Lachlan Stevens

Personal information
- Full name: Lachlan McRae Stevens
- Born: 31 December 1978 (age 47) Toowoomba, Queensland, Australia
- Batting: Left-handed
- Bowling: Slow left-arm orthodox
- Role: Batsman

Domestic team information
- 2002/03: South Australia
- 2004/05–2006/07: Queensland

Career statistics
| Competition | FC | LA |
| Matches | 14 | 7 |
| Runs scored | 631 | 53 |
| Batting average | 25.24 | 7.57 |
| 100s/50s | 1/4 | 0/0 |
| Top score | 105 | 18 |
| Balls bowled | 228 | 138 |
| Wickets | 2 | 0 |
| Bowling average | 65.50 | – |
| 5 wickets in innings | 0 | 0 |
| 10 wickets in match | 0 | 0 |
| Best bowling | 1/4 | – |
| Catches/stumpings | 11/– | 2/– |
- Source: CricketArchive, 30 March 2022

= Lachlan Stevens =

Australian cricketer (born 1978)

Lachlan McRae Stevens (born 31 December 1978) is an Australian former cricketer and current cricket coach. He played as a left-handed batsman for South Australia and Queensland. He is currently the batting and assistant coach at Somerset, and has previously coached Western Australia and Perth Scorchers' men's teams and Victoria and Melbourne Renegades' women's teams.

==Career==
Stevens is a former Queensland colts and youth captain. Despite this he played his first Australian domestic game for South Australia, in 2002–03. After limited success he returned to Brisbane and made his Pura Cup debut for Queensland in 2004–05. His maiden first-class century came against Western Australia at The Gabba. He was part of Queensland's record-breaking Pura Cup final victory in 2005–06 and scored 66 opening the batting. Stevens took the match-winning catch as they won by an innings and 354 runs.
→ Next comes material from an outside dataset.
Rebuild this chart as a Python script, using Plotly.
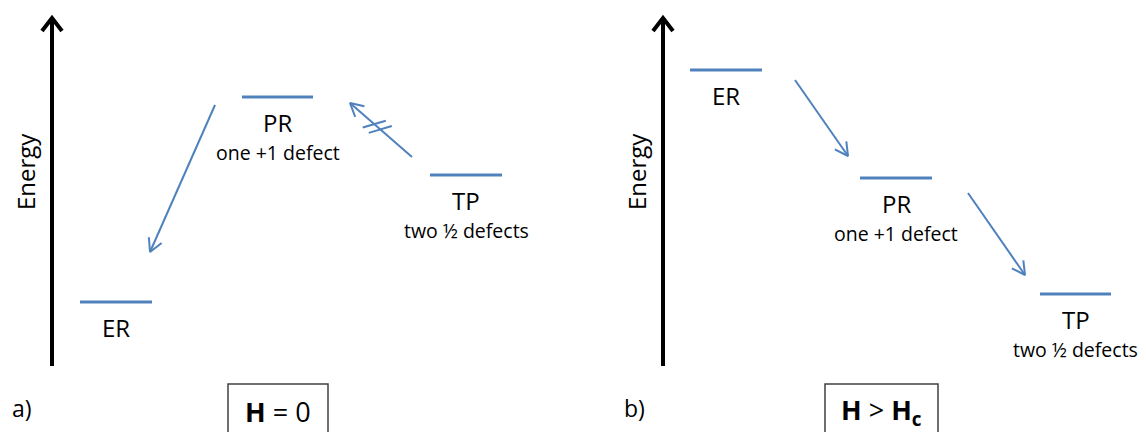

In November 2011, Stevens was named as head coach of Western Australia and the Perth Scorchers, taking over from Mickey Arthur, who became coach of the Australian national cricket team. He had previously been the state's assistant coach. Stevens resigned from the position in November 2012, and was replaced by Justin Langer. In 2020 he was appointed coach of the Victoria women's cricket team and Melbourne Renegades Women, but only spent one season at the two teams, resigning for family reasons. In March 2022 he was appointed batting and assistant coach at Somerset CCC, signing a contract until at least the end of the 2023 season.